Дальше идет огромнейший раздел — сельское хозяйство. Затем — торговля. Мое Першинское, казалось бы, глухое село, участвовало в мировой торговле через ярмарки. За границу из него шли яйца, битые гуси, пух, перо, щетина, волос конский, масло конопляное — лучшее сырье для олифы…
Пожарные мероприятия (дважды село выгорало почти дотла). Дороги и связь. Народное образование. Культура. Здравоохранение (эпидемии свирепствовали). Ветеринария. Труд наемный. Тут судьбы батраков и девчонок-нянек такие, что в пору удариться в слезы. Далее. Развитие промышленности и железнодорожного транспорта (село посейчас далеко от железной дороги, но наши мужики издавна работали на заводах и под чугунку). Есть архивы о церковных делах и суевериях…
Сведения обо всем этом даю очень сжатые и довел только до 1917 года, а получился труд в три тысячи с лишком страниц. За свою жизнь сумею составить двадцать тысяч карточек-записей. Материалов у меня — тысяч на шестьдесят, а дело требует примерно двухсот тысяч записей.
Сложно ли это? Историю Сибири, например, писала Академия наук, сотни людей участвовали. Ну так Сибирь легче описать, чем деревню. По Сибири — столько литературы, писать — одна приятность, я считаю. А в деревне?.. Там преобладало изустное. О Франции легче написать, чем о селе Першинском,— и он сам остро, хотя негромко засмеялся, не без горечи и не без торжества. Добавил вразумляюще: — Чем меньше единица, тем труднее писать о ней.
Там, скажете, трудности другого типа — эрудиция требуется. Не имея энциклопедического склада ума и многих знаний, браться за описание деревни бесполезно. Например классовая борьба в деревне… Ленин писал, как там все переплетается, как это все в деревне бывает замаскировано, сложно.
Простой пример. Часто бывало — мужик другого звал: «Давай исполу! Земля моя, а твоя обработка, уберем, вместе». Я раньше полагал, тут передовое что-то, поскольку взаимопомощь. А недавно прочел у Ленина, что это за «исполу». Да, понял я: это остатки крепостного права.
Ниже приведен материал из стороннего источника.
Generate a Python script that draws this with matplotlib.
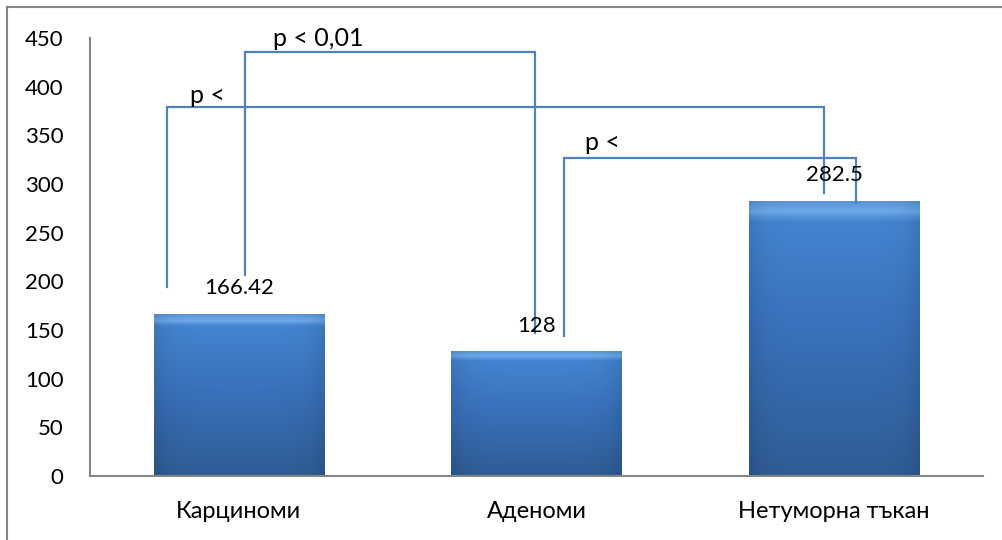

Так вот, видите, надо экономическую политику и произведения Ленина о-очень хорошо знать…
… Человек составляет летопись родного села. И чем больше он делает, тем обширнее открывается несделанное. Он свою жизнь кладет, а не охваченное — историческая действительность его деревни пускает корни все глубже, разветвляется все шире. И понял он — его родное село неисчерпаемо. Как все живое.